I thought she was married

A recent ruling by an Orange County CA judge has brought to light the questions that have existed since the formation of domestic partnerships. The California marriage laws say that alimony ends when a former spouse remarries, not when they enter into a registered partnership it seems.

Ron Gerber knew that his former wife was living with another woman when he agreed to pay alimony. He claims that he didn't know that the two women had registered with the state as domestic partners under a law that was intended to mirror marriage. His ex wife has even taken her partners last name, a similar practice for heterosexual partners to do after marriage.

The judge ruled that a domestic partnership is cohabitation, not marriage, and Gerber must keep paying alimony. Gerber has said that he plans to appeal the decision, while he continues writing out the $1,250 a month check to his ex wife.

The decision does highlight the inequality of partnerships. On the one hand, it was used to support the recent appeals court decision on the validity of the state's ban on same sex marriages. Lawyers arguing in favor of same-sex marriage state that they will use this recent ruling as a reason to unite both gay and heterosexual couples under one system of marriage.
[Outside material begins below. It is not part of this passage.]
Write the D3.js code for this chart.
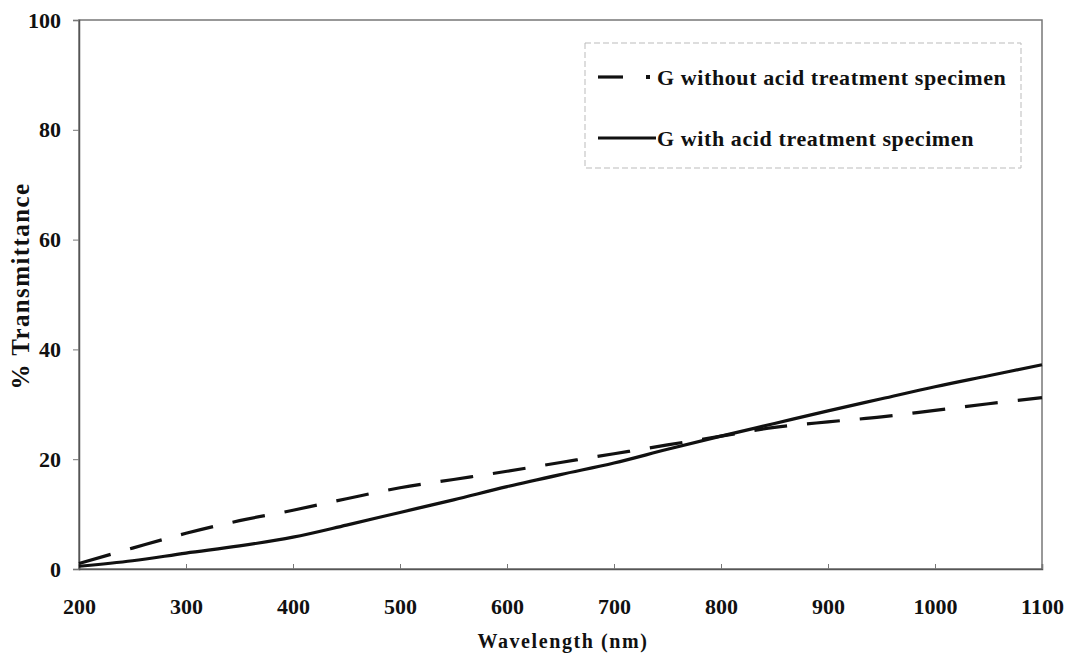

Therese Stewart, chief deputy city attorney for San Fransico intends to argue that same sex couples should have access to marriage and that domestic partnership doesn't have the same respect or reverance as marriage right now.
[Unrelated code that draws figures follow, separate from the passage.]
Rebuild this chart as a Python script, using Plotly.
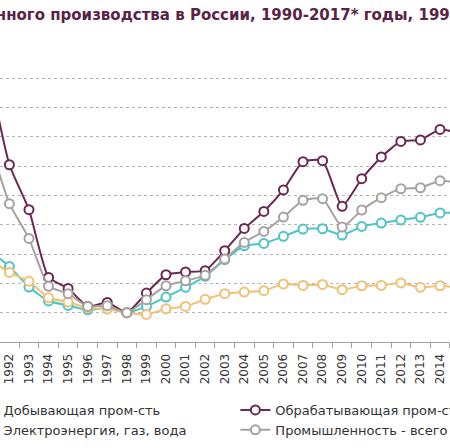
import plotly.graph_objects as go

years = [str(y) for y in range(1991, 2016)]

# 1998 = 100
mining = [142.3, 131.6, 117.5, 108.0, 105.0, 102.0, 103.2, 100.0, 104.3, 110.7,
          117.3, 124.8, 136.2, 145.7, 147.3, 152.1, 157.1, 157.3, 153.0, 158.9,
          161.2, 163.3, 165.1, 168.1, 168.1]
manufacturing = [262.0, 201.0, 170.3, 124.1, 116.6, 104.3, 107.0, 100.0, 113.4, 125.9,
                 127.8, 128.7, 142.3, 157.5, 169.1, 183.8, 203.1, 203.8, 172.6, 191.5,
                 206.3, 216.9, 217.9, 225.1, 222.5]
utilities = [136.2, 127.5, 121.4, 110.2, 107.3, 103.2, 102.5, 100.0, 98.8, 102.7,
             104.3, 109.1, 113.0, 114.1, 115.0, 119.6, 118.6, 119.3, 115.7, 118.4,
             118.6, 120.3, 117.3, 118.4, 116.9]
industry_total = [216.0, 174.4, 150.7, 118.0, 113.0, 104.3, 104.8, 100.0, 108.9, 118.4,
                  121.8, 125.5, 136.7, 148.0, 155.5, 165.3, 176.7, 177.8, 158.5, 170.1,
                  178.5, 184.6, 185.3, 190.1, 188.7]

series = [
    ("Добывающая пром-сть", mining, "#4ec4c6", "legend"),
    ("Обрабатывающая пром-сть", manufacturing, "#6b2852", "legend2"),
    ("Электроэнергия, газ, вода", utilities, "#f0c174", "legend"),
    ("Промышленность - всего", industry_total, "#a7a2a0", "legend2"),
]

title = "Индекс промышленного производства в России, 1990-2017* годы, 1998=100%"

fig = go.Figure()
for name, values, color, legend in series:
    fig.add_trace(
        go.Scatter(
            x=years,
            y=values,
            name=name,
            mode="lines+markers",
            line=dict(color=color, width=2, shape="spline", smoothing=0.5),
            marker=dict(symbol="circle", size=9, color="white", line=dict(width=2, color=color)),
            legend=legend,
        )
    )

legend_top = (448 - 395) / 448

fig.update_layout(
    width=450,
    height=448,
    template="plotly_white",
    plot_bgcolor="white",
    paper_bgcolor="white",
    margin=dict(l=0, r=0, t=49, b=106, autoexpand=False),
    font=dict(family="DejaVu Sans", size=13, color="#333333"),
    showlegend=True,
    xaxis=dict(
        type="category",
        range=[0.52, 23.51],
        tickangle=-90,
        tickson="boundaries",
        ticks="outside",
        ticklen=5,
        tickcolor="#a0a0a0",
        ticklabelstandoff=6,
        showline=True,
        linecolor="#a0a0a0",
        showgrid=False,
        tickfont=dict(size=12, color="#333333"),
    ),
    yaxis=dict(
        range=[80, 280],
        dtick=20,
        showticklabels=False,
        showgrid=True,
        gridcolor="#b4b4b4",
        griddash="dot",
        zeroline=False,
        showline=False,
    ),
    legend=dict(
        orientation="v",
        x=-0.081,
        xanchor="left",
        y=legend_top,
        yref="container",
        yanchor="top",
        font=dict(size=13, color="#333333"),
        bgcolor="rgba(0,0,0,0)",
    ),
    legend2=dict(
        orientation="v",
        x=0.523,
        xanchor="left",
        y=legend_top,
        yref="container",
        yanchor="top",
        font=dict(size=13, color="#333333"),
        bgcolor="rgba(0,0,0,0)",
    ),
    annotations=[
        dict(
            text="<b>" + title + "</b>",
            xref="paper",
            yref="paper",
            x=-0.378,
            xanchor="left",
            y=(342 - 15) / 293,
            yanchor="middle",
            showarrow=False,
            font=dict(size=15, color="#5a2346"),
        )
    ],
)

# the page body has a default 8px margin; drop it so the figure starts at the window corner
fig.write_html(
    "out.html",
    config={"displayModeBar": False},
    post_script="document.body.style.margin = '0';",
)
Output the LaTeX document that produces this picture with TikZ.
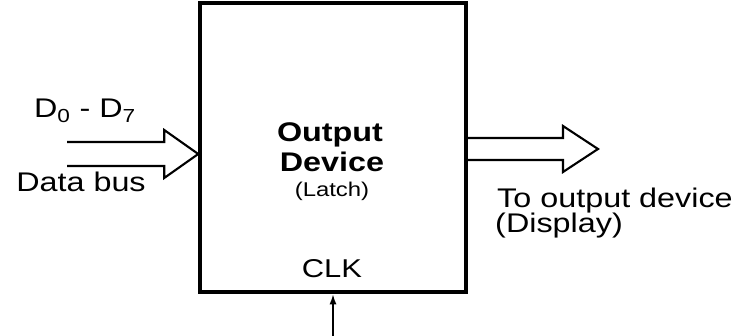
\documentclass[tikz,border=0pt]{standalone}
\usepackage{fontspec}
\setmainfont{Liberation Sans}[FakeStretch=1.2]
\usetikzlibrary{
  arrows.meta,
  positioning,
  calc
}

\begin{document}
\begin{tikzpicture}[x=0.03cm,y=0.03cm,
  blockline/.style={line width=3pt},
  busline/.style={line width=1.8pt,line join=miter},
  clkline/.style={line width=1.8pt},
  txt/.style={font=\fontsize{23}{27}\selectfont,inner sep=0pt,anchor=base},
  boldtxt/.style={txt,font=\fontsize{23}{27}\selectfont\bfseries},
  smalltxt/.style={txt,font=\fontsize{17}{20}\selectfont}]
\useasboundingbox (0,0) rectangle (746,336);
% latch block
\node[draw,blockline,minimum width=7.98cm,minimum height=8.67cm,inner sep=0pt]
  (latch) at (333,188.5) {};
\node[boldtxt] (outtxt) at (330,194) {Output};
\node[boldtxt] (devtxt) at (332,164) {Device};
\node[smalltxt] (latchtxt) at (332,139) {(Latch)};
\node[txt,font=\fontsize{22}{26}\selectfont] (clktxt) at (332,58) {CLK};
% data bus in
\coordinate (busin) at (67,182);
\coordinate (busend) at (latch.west |- busin);
\draw[busline] ($(busin)+(0,12)$) -- ($(busend)+(-34,12)$)
  -- ($(busend)+(-34,24)$) -- (busend) -- ($(busend)+(-34,-24)$)
  -- ($(busend)+(-34,-12)$) -- ($(busin)+(0,-12)$);
\node[txt] (dlabel) at (85,218) {D\textsubscript{0} - D\textsubscript{7}};
\node[txt] (buslabel) at (81,144) {Data bus};
% to the display
\coordinate (outtip) at (598,187);
\coordinate (outstart) at (latch.east |- outtip);
\draw[busline] ($(outstart)+(0,11)$) -- ($(outtip)+(-35,11)$)
  -- ($(outtip)+(-35,23)$) -- (outtip) -- ($(outtip)+(-35,-23)$)
  -- ($(outtip)+(-35,-11)$) -- ($(outstart)+(0,-11)$);
\node[txt,anchor=base west] (todev) at (497,128) {To output device};
\node[txt,anchor=base west] (disp) at (495,103) {(Display)};
% clock
\coordinate (clkin) at (333,0);
\draw[clkline,-{Latex[length=9pt,width=6pt]}] (clkin) -- (clkin |- latch.south);
\end{tikzpicture}
\end{document}
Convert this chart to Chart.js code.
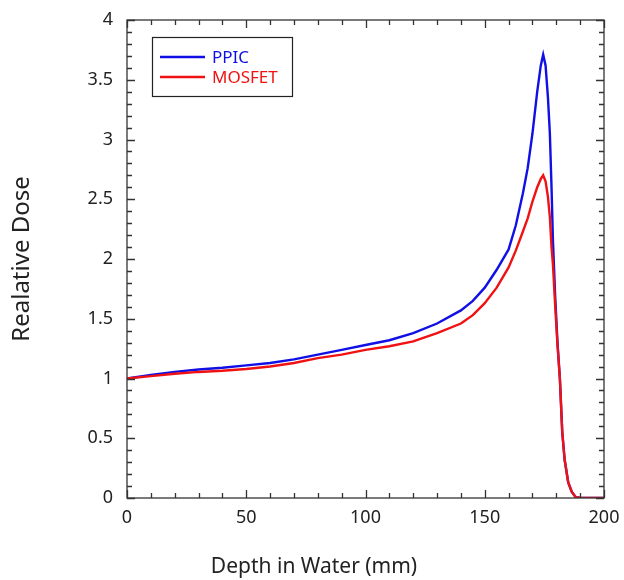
<!DOCTYPE html>
<html>
<head>
<meta charset="utf-8">
<script src="https://cdn.jsdelivr.net/npm/chart.js@4.4.1/dist/chart.umd.min.js"></script>
<style>
  html, body { margin: 0; padding: 0; background: #fff; }
  #wrap { width: 624px; height: 580px; position: relative; }
</style>
</head>
<body>
<div id="wrap"><canvas id="doseChart" width="624" height="580"></canvas></div>
<script>
// --- data (depth in mm, relative dose) ---
const depth  = [0, 10, 20, 30, 40, 50, 60, 70, 80, 90, 100, 110, 120, 130, 140, 145, 150, 155, 160, 163, 166, 168, 170, 172, 173.5, 174.5, 175.5, 176.5, 177.3, 178, 178.6, 179.5, 180.5, 181.5, 182.5, 183.5, 185, 186.5, 188, 190, 200];
const ppic   = [1.00, 1.03, 1.055, 1.075, 1.09, 1.11, 1.13, 1.16, 1.20, 1.24, 1.28, 1.32, 1.38, 1.46, 1.57, 1.65, 1.76, 1.91, 2.08, 2.28, 2.55, 2.76, 3.05, 3.40, 3.62, 3.71, 3.62, 3.35, 3.05, 2.60, 2.15, 1.70, 1.30, 1.00, 0.55, 0.32, 0.13, 0.05, 0.01, 0, 0];
const mosfet = [1.00, 1.02, 1.04, 1.055, 1.065, 1.08, 1.10, 1.13, 1.17, 1.20, 1.24, 1.27, 1.31, 1.38, 1.46, 1.53, 1.63, 1.76, 1.93, 2.07, 2.23, 2.34, 2.48, 2.60, 2.67, 2.70, 2.65, 2.52, 2.35, 2.10, 1.95, 1.62, 1.28, 1.00, 0.55, 0.32, 0.13, 0.05, 0.01, 0, 0];
const seriesNames = ['PPIC', 'MOSFET'];
const seriesColors = ['#1010e6', '#f01212'];
const xTicks = [0, 50, 100, 150, 200];
const yTicks = [0, 0.5, 1, 1.5, 2, 2.5, 3, 3.5, 4];
const xTitle = 'Depth in Water (mm)';

const FONT = 'Noto Sans';
const INK = '#222';

function toPoints(ys) { return depth.map((d, i) => ({ x: d, y: ys[i] })); }

// frame + inward ticks on all four sides, the boxed legend and the x title
const framePlugin = {
  id: 'frame',
  afterDraw(chart) {
    const { ctx, chartArea: a, scales: { x, y } } = chart;
    ctx.save();
    ctx.strokeStyle = '#333';
    ctx.lineWidth = 1.3;
    ctx.strokeRect(a.left, a.top, a.right - a.left, a.bottom - a.top);
    ctx.beginPath();
    for (let v = 0; v <= 200; v += 10) {
      const px = Math.round(x.getPixelForValue(v)) + 0.5;
      const len = v % 50 === 0 ? 8 : 5;
      ctx.moveTo(px, a.bottom); ctx.lineTo(px, a.bottom - len);
      ctx.moveTo(px, a.top); ctx.lineTo(px, a.top + len);
    }
    for (let k = 0; k <= 40; k++) {
      const py = Math.round(y.getPixelForValue(k / 10)) + 0.5;
      const len = k % 5 === 0 ? 8 : 5;
      ctx.moveTo(a.left, py); ctx.lineTo(a.left + len, py);
      ctx.moveTo(a.right, py); ctx.lineTo(a.right - len, py);
    }
    ctx.stroke();

    // legend
    const bx = a.left + 25, by = a.top + 17, bw = 140, bh = 59;
    ctx.fillStyle = '#fff';
    ctx.fillRect(bx, by, bw, bh);
    ctx.strokeStyle = '#222';
    ctx.lineWidth = 1.2;
    ctx.strokeRect(bx + 0.5, by + 0.5, bw, bh);
    ctx.font = '17px ' + FONT;
    ctx.textBaseline = 'middle';
    seriesNames.forEach((name, i) => {
      const ly = by + 20 + i * 20;
      ctx.strokeStyle = seriesColors[i];
      ctx.lineWidth = 2.5;
      ctx.beginPath();
      ctx.moveTo(bx + 8, ly); ctx.lineTo(bx + 53, ly);
      ctx.stroke();
      ctx.fillStyle = seriesColors[i];
      ctx.fillText(name, bx + 60, ly + 1);
    });

    // x title is centred on the whole figure, not on the plot area
    ctx.fillStyle = INK;
    ctx.font = '21px ' + FONT;
    ctx.textAlign = 'center';
    ctx.fillText(xTitle, chart.width / 2 + 2, a.bottom + 69);
    ctx.restore();
  }
};

new Chart(document.getElementById('doseChart'), {
  type: 'line',
  data: {
    datasets: [
      { label: seriesNames[0], data: toPoints(ppic), borderColor: seriesColors[0], order: 1 },
      { label: seriesNames[1], data: toPoints(mosfet), borderColor: seriesColors[1], order: 0 }
    ]
  },
  options: {
    responsive: false,
    animation: false,
    layout: { padding: { top: 20, right: 20, left: 0, bottom: 0 } },
    elements: {
      line: { borderWidth: 2.4, tension: 0, fill: false },
      point: { radius: 0 }
    },
    plugins: { legend: { display: false }, tooltip: { enabled: false } },
    scales: {
      x: {
        type: 'linear', min: 0, max: 200,
        afterBuildTicks: s => { s.ticks = xTicks.map(v => ({ value: v })); },
        afterFit: s => { s.height = 82; s.paddingLeft = 0; s.paddingRight = 0; },
        grid: { display: false, drawTicks: false },
        border: { display: false },
        ticks: { padding: 9, color: INK, font: { family: FONT, size: 18 }, maxRotation: 0, callback: v => String(v) },
        title: { display: false }
      },
      y: {
        type: 'linear', min: 0, max: 4,
        afterBuildTicks: s => { s.ticks = yTicks.map(v => ({ value: v })); },
        afterFit: s => { s.width = 127; s.paddingTop = 0; s.paddingBottom = 0; },
        grid: { display: false, drawTicks: false },
        border: { display: false },
        ticks: { padding: 14, color: INK, font: { family: FONT, size: 18 }, callback: v => String(v) },
        title: { display: true, text: 'Realative Dose', color: INK, font: { family: FONT, size: 24 }, padding: { top: 8, bottom: 0 } }
      }
    }
  },
  plugins: [framePlugin]
});
</script>
</body>
</html>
"The irrationality of having a seperate, unequal scheme for same-sex partners." Stewart stated, is shown by this alimony ruling.

I certainly can see the logic to the argument. The state has set up what they claim is a system of partnership for same-sex partners that is equal to marriage without having to politically suffer. This ruling though shows that it is basically smoke and mirrors. If it is said to be an equivalant to marriage, then Garber should be freed from his alimony obligation. The judge's ruling though looks to me as though, the state will allow you to register and think you have something that offers the same benefits as marriage but when it comes down to the dollars and cents of it, it's not equal to marriage.

Whether you believe same-sex couples should be allowed to marry or not, I don't believe that any state should create a system that promises one thing and when one tries to use it for legal protections, it suddenly becomes worthless.